EXERCISE: Single out the lines that include the word "with". Copy them.

PROVIDED DATA:
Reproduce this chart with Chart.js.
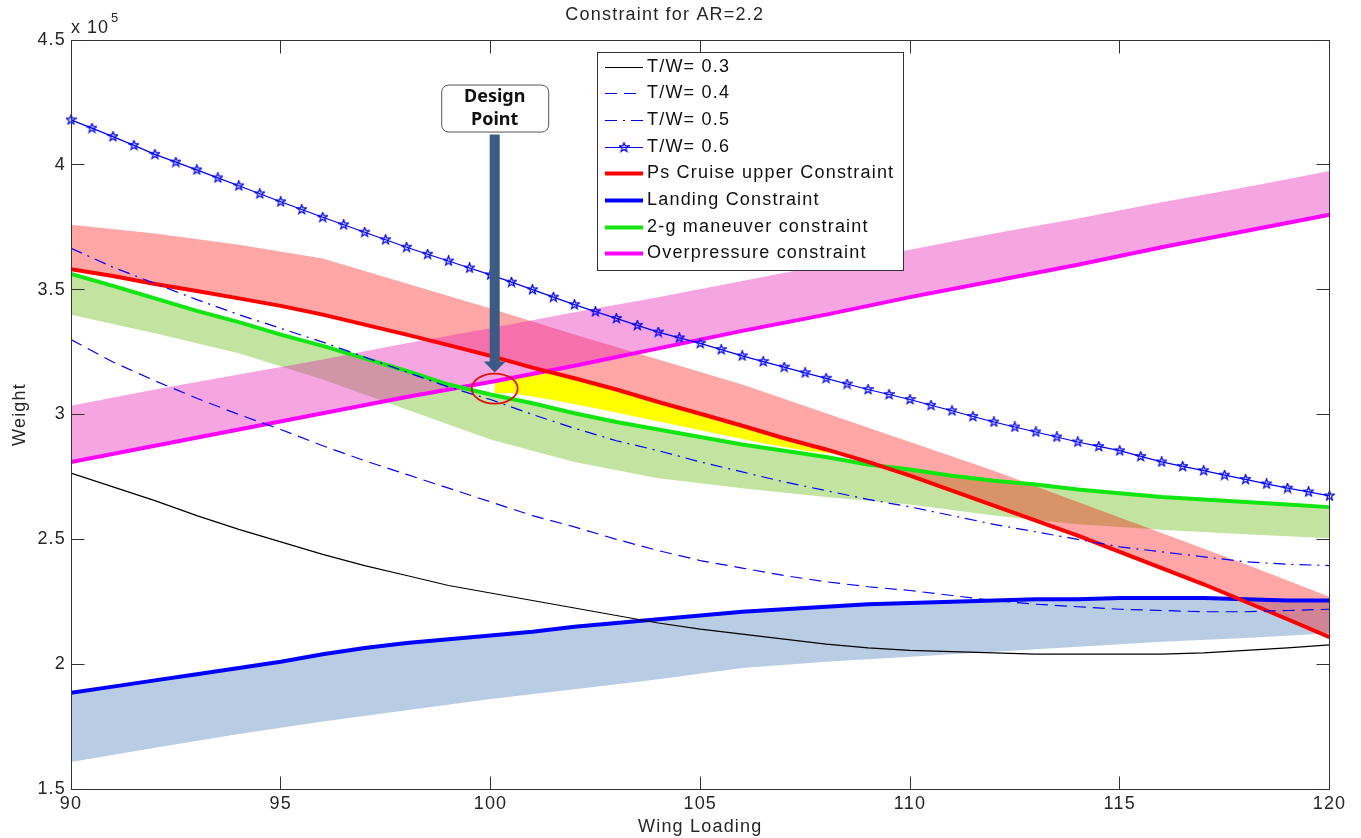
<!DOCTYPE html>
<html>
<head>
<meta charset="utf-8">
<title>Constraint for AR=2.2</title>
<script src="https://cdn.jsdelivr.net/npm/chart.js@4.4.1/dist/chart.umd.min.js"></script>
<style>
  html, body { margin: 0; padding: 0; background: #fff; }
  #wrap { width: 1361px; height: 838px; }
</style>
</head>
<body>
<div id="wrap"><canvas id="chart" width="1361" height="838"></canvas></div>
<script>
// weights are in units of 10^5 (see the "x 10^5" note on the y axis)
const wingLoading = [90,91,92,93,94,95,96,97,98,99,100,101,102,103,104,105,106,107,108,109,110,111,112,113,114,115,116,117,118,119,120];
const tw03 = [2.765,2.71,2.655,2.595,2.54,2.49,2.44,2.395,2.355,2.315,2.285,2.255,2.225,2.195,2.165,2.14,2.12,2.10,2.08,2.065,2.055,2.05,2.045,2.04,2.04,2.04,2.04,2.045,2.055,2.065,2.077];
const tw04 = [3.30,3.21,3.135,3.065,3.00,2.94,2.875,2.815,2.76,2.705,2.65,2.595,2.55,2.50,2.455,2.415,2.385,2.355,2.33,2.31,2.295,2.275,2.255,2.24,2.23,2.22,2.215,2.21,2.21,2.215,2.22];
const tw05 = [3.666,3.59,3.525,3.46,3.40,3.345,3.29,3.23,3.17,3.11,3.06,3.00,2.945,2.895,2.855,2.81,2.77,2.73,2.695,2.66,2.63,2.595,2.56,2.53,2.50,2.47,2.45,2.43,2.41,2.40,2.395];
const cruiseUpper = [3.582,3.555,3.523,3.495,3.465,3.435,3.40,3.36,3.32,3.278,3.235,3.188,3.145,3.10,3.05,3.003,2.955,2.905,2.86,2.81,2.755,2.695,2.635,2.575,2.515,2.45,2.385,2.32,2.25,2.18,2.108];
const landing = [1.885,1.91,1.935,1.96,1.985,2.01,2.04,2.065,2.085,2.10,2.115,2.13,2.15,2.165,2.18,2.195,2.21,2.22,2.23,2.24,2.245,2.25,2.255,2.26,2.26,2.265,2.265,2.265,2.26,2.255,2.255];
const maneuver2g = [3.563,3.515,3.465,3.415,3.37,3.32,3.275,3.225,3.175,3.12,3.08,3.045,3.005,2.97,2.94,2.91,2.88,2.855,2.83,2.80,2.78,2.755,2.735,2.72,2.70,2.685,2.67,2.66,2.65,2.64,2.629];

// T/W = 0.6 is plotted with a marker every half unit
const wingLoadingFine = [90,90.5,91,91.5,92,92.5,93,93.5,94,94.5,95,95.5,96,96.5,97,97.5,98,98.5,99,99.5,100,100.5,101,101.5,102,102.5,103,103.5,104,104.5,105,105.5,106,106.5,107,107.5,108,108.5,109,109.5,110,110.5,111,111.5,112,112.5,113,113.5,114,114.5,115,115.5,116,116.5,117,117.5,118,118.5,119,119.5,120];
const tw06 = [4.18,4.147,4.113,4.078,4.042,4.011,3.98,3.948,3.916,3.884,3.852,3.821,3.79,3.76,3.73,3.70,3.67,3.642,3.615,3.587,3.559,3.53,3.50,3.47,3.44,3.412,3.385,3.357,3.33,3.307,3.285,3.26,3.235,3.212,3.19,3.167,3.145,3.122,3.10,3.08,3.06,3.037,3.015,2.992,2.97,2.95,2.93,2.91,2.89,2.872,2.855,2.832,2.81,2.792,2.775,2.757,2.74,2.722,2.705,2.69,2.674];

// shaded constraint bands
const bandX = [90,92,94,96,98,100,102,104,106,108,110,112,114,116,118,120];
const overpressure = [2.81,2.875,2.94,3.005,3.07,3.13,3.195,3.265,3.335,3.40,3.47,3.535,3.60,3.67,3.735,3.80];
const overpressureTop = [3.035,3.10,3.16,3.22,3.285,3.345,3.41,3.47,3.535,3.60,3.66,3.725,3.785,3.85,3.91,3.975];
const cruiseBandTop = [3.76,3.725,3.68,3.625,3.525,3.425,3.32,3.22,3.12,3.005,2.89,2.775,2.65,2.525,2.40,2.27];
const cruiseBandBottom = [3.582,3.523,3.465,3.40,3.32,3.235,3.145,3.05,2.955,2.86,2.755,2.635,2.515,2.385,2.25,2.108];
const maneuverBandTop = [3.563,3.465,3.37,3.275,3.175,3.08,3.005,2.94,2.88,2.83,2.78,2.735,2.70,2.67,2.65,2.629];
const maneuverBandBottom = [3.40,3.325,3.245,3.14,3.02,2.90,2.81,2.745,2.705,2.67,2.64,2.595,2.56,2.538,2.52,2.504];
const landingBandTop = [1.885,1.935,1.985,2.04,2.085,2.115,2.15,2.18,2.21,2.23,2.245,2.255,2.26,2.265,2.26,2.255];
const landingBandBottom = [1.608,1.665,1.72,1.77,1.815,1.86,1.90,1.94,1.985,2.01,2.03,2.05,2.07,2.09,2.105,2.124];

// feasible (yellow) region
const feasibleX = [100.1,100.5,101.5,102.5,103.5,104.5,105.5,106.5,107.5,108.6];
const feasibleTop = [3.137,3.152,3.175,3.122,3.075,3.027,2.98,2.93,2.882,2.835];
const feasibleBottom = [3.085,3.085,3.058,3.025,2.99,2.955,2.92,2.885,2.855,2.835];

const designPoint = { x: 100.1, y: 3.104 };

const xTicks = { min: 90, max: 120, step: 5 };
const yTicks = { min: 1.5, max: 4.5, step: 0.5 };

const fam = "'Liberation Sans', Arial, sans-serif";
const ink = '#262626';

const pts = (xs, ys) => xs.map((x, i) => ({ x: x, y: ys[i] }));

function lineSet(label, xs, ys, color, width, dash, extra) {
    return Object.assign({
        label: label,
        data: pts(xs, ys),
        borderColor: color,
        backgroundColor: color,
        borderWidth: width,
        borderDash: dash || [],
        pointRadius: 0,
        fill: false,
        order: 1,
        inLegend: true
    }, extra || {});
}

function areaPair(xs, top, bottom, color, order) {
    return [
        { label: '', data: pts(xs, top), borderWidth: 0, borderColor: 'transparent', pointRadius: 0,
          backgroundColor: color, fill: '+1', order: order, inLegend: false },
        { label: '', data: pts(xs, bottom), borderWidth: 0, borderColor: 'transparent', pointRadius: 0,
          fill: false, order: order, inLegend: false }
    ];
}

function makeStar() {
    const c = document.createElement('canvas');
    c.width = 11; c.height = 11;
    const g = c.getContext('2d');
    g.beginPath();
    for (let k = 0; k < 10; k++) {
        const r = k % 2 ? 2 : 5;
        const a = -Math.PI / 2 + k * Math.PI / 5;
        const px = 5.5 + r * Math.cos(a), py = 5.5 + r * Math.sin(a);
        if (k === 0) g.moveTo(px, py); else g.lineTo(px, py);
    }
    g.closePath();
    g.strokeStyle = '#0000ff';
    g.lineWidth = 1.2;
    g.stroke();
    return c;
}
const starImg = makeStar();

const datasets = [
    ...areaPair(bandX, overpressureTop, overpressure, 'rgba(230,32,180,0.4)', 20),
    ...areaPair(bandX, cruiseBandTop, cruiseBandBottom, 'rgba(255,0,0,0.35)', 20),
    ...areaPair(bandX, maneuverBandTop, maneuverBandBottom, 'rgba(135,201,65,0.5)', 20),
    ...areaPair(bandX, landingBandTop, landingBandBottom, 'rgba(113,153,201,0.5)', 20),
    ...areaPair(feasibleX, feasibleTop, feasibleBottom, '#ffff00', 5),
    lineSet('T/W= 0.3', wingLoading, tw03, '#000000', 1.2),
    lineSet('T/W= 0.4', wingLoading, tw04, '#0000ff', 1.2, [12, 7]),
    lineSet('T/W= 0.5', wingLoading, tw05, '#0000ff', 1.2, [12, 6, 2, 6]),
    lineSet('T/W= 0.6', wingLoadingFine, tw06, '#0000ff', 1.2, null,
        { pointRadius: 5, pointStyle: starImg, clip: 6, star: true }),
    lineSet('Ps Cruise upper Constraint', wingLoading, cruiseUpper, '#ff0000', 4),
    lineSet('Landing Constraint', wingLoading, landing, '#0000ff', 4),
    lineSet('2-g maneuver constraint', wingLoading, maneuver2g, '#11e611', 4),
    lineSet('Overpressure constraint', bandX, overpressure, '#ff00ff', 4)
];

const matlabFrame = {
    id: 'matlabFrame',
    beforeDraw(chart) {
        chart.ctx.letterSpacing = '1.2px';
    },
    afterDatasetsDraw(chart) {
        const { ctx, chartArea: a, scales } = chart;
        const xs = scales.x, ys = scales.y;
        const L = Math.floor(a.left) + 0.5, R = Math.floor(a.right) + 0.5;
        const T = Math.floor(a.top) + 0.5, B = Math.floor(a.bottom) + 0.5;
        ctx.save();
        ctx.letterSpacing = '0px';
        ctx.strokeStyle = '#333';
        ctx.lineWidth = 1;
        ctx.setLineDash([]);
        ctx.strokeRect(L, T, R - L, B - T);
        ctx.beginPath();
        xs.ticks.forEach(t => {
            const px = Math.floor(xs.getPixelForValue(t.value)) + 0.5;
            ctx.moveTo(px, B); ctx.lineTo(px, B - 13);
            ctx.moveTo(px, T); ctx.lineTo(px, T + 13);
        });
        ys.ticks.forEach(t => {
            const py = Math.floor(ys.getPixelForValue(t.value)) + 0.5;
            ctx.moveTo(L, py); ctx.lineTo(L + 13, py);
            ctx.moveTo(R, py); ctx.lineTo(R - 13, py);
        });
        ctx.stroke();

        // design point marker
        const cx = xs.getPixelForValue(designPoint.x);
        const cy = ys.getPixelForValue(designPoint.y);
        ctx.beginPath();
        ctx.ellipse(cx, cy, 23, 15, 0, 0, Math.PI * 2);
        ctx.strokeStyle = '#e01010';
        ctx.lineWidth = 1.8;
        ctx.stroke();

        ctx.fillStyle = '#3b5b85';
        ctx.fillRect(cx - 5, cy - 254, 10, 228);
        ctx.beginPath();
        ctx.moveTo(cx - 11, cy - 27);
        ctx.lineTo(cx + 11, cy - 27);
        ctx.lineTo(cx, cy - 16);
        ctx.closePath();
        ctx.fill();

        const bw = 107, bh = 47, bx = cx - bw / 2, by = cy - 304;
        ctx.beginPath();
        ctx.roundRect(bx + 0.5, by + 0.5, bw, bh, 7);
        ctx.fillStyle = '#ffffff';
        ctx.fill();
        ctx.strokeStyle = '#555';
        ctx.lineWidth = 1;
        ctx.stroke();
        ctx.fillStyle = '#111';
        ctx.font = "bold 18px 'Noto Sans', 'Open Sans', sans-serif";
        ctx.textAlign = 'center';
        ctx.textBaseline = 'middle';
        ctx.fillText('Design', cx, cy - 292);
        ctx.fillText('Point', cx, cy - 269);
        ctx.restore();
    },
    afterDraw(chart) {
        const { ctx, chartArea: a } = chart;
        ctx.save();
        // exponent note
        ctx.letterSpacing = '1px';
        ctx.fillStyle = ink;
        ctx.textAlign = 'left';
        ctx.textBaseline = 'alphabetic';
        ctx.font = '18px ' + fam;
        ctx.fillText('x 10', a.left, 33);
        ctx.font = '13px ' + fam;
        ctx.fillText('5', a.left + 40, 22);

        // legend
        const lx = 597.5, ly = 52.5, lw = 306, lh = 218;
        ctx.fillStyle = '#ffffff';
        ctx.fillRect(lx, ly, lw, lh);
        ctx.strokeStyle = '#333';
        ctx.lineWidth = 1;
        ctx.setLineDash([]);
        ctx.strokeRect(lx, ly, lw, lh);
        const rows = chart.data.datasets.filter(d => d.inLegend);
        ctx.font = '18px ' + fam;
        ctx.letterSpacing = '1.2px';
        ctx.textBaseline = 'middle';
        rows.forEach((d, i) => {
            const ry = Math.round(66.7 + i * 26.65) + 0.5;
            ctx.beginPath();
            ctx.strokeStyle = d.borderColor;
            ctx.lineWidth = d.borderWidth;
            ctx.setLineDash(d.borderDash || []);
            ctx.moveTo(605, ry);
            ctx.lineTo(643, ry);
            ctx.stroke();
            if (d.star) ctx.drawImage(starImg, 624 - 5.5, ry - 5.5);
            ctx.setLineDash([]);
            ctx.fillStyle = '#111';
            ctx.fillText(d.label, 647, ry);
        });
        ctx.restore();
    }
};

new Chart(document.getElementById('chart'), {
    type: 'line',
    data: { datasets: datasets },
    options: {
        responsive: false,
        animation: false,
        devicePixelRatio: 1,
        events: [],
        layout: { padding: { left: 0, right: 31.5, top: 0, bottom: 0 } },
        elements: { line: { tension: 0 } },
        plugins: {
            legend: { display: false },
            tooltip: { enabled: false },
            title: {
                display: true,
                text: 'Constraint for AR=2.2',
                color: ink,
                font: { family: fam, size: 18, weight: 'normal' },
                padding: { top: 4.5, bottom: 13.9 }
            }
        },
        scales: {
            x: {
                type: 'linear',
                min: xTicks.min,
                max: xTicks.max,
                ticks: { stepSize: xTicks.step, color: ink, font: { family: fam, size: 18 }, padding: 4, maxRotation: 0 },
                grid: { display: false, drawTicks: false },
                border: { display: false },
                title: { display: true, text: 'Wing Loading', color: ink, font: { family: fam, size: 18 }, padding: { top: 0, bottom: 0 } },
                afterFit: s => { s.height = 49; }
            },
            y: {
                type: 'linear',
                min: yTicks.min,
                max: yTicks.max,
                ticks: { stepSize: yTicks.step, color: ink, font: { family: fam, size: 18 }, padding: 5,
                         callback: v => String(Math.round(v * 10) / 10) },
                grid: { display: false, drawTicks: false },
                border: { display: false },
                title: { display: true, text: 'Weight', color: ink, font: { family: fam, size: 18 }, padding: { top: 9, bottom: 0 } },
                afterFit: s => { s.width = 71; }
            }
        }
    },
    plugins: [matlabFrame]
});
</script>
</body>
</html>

SOLUTION:
Reproduce this chart with Chart.js.
// T/W = 0.6 is plotted with a marker every half unit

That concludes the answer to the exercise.